:: Exercise instructions ::
Quote all lines below exactly. Images stay out.

:: Material for this exercise ::

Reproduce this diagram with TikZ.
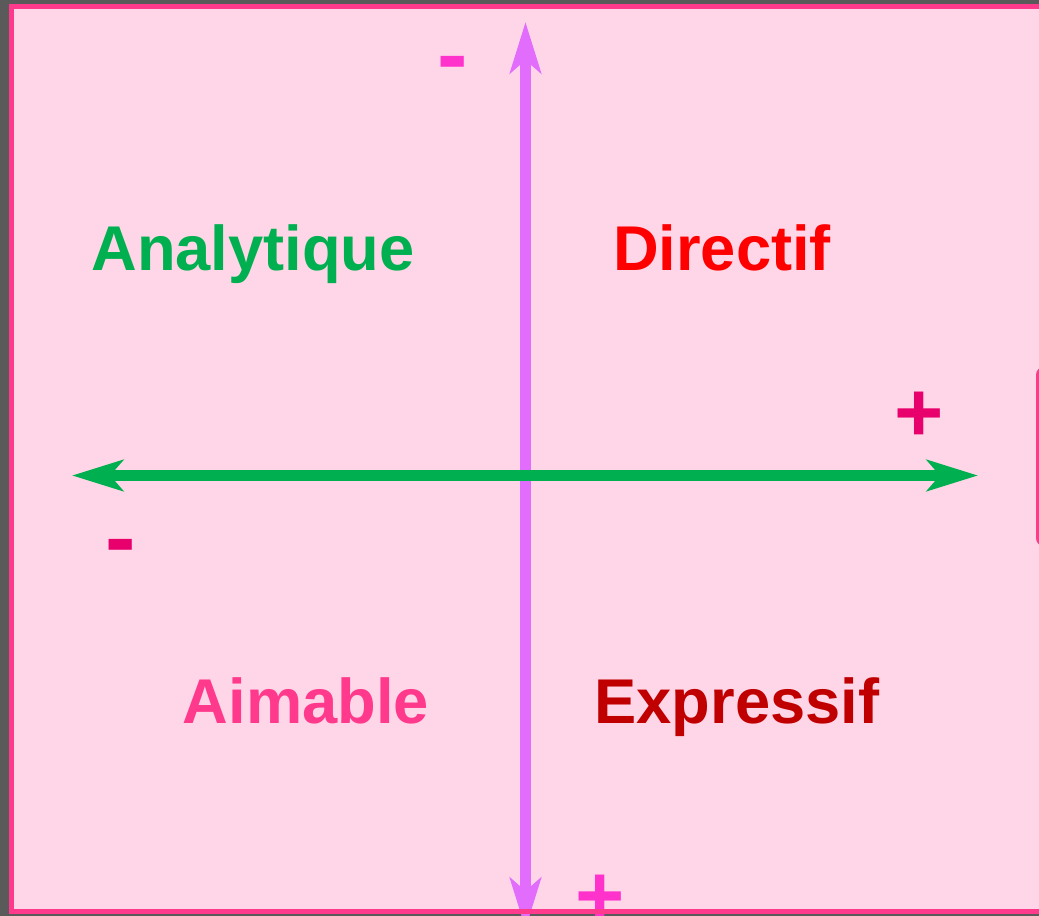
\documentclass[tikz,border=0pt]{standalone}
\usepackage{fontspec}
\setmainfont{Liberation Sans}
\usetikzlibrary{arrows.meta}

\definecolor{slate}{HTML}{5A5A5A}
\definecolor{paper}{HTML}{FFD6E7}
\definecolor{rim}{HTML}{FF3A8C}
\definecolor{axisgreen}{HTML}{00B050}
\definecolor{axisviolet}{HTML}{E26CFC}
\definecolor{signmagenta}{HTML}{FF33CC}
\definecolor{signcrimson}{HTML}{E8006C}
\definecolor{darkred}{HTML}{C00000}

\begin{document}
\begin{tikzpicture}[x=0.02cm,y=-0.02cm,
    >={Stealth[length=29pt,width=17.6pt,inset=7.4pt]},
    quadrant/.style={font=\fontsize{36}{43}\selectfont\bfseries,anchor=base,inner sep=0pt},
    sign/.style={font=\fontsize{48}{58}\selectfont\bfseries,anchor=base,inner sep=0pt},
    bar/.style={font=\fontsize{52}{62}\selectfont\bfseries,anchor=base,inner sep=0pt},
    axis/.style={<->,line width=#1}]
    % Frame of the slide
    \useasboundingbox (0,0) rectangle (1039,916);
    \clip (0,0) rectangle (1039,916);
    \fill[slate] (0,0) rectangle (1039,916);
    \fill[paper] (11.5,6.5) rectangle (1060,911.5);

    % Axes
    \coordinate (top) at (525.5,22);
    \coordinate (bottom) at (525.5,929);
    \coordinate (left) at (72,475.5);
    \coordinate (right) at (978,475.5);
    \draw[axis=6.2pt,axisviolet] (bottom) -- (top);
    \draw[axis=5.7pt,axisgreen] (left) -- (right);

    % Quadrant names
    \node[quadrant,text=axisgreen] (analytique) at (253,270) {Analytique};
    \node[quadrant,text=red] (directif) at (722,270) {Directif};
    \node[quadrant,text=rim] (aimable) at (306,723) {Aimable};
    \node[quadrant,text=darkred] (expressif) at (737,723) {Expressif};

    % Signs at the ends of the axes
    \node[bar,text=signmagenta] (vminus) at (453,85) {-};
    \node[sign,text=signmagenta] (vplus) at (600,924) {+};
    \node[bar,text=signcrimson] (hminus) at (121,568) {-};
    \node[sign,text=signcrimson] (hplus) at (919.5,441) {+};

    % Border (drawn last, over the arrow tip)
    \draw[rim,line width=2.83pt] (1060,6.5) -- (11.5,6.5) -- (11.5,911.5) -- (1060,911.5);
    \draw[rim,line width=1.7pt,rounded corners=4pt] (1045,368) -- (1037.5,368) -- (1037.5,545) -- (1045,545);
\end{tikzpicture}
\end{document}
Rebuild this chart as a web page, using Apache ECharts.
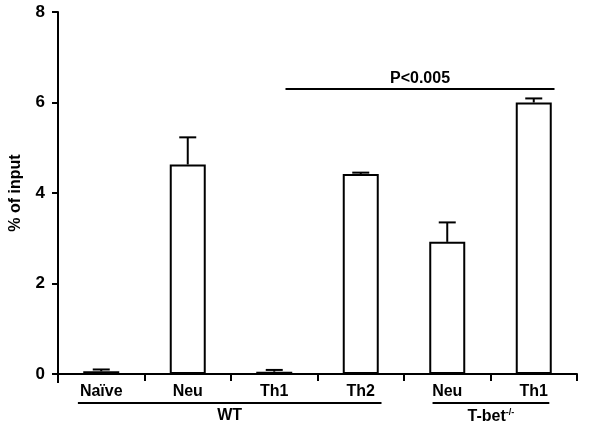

:: Full solution ::
Reproduce this diagram with TikZ.
\documentclass[tikz,border=0pt]{standalone}
\usepackage{fontspec}
\setmainfont{Liberation Sans}
\usetikzlibrary{arrows.meta}

\definecolor{slate}{HTML}{5A5A5A}
\definecolor{paper}{HTML}{FFD6E7}
\definecolor{rim}{HTML}{FF3A8C}
\definecolor{axisgreen}{HTML}{00B050}
\definecolor{axisviolet}{HTML}{E26CFC}
\definecolor{signmagenta}{HTML}{FF33CC}
\definecolor{signcrimson}{HTML}{E8006C}
\definecolor{darkred}{HTML}{C00000}

\begin{document}
\begin{tikzpicture}[x=0.02cm,y=-0.02cm,
    >={Stealth[length=29pt,width=17.6pt,inset=7.4pt]},
    quadrant/.style={font=\fontsize{36}{43}\selectfont\bfseries,anchor=base,inner sep=0pt},
    sign/.style={font=\fontsize{48}{58}\selectfont\bfseries,anchor=base,inner sep=0pt},
    bar/.style={font=\fontsize{52}{62}\selectfont\bfseries,anchor=base,inner sep=0pt},
    axis/.style={<->,line width=#1}]
    % Frame of the slide
    \useasboundingbox (0,0) rectangle (1039,916);
    \clip (0,0) rectangle (1039,916);
    \fill[slate] (0,0) rectangle (1039,916);
    \fill[paper] (11.5,6.5) rectangle (1060,911.5);

    % Axes
    \coordinate (top) at (525.5,22);
    \coordinate (bottom) at (525.5,929);
    \coordinate (left) at (72,475.5);
    \coordinate (right) at (978,475.5);
    \draw[axis=6.2pt,axisviolet] (bottom) -- (top);
    \draw[axis=5.7pt,axisgreen] (left) -- (right);

    % Quadrant names
    \node[quadrant,text=axisgreen] (analytique) at (253,270) {Analytique};
    \node[quadrant,text=red] (directif) at (722,270) {Directif};
    \node[quadrant,text=rim] (aimable) at (306,723) {Aimable};
    \node[quadrant,text=darkred] (expressif) at (737,723) {Expressif};

    % Signs at the ends of the axes
    \node[bar,text=signmagenta] (vminus) at (453,85) {-};
    \node[sign,text=signmagenta] (vplus) at (600,924) {+};
    \node[bar,text=signcrimson] (hminus) at (121,568) {-};
    \node[sign,text=signcrimson] (hplus) at (919.5,441) {+};

    % Border (drawn last, over the arrow tip)
    \draw[rim,line width=2.83pt] (1060,6.5) -- (11.5,6.5) -- (11.5,911.5) -- (1060,911.5);
    \draw[rim,line width=1.7pt,rounded corners=4pt] (1045,368) -- (1037.5,368) -- (1037.5,545) -- (1045,545);
\end{tikzpicture}
\end{document}
Rebuild this chart as a web page, using Apache ECharts.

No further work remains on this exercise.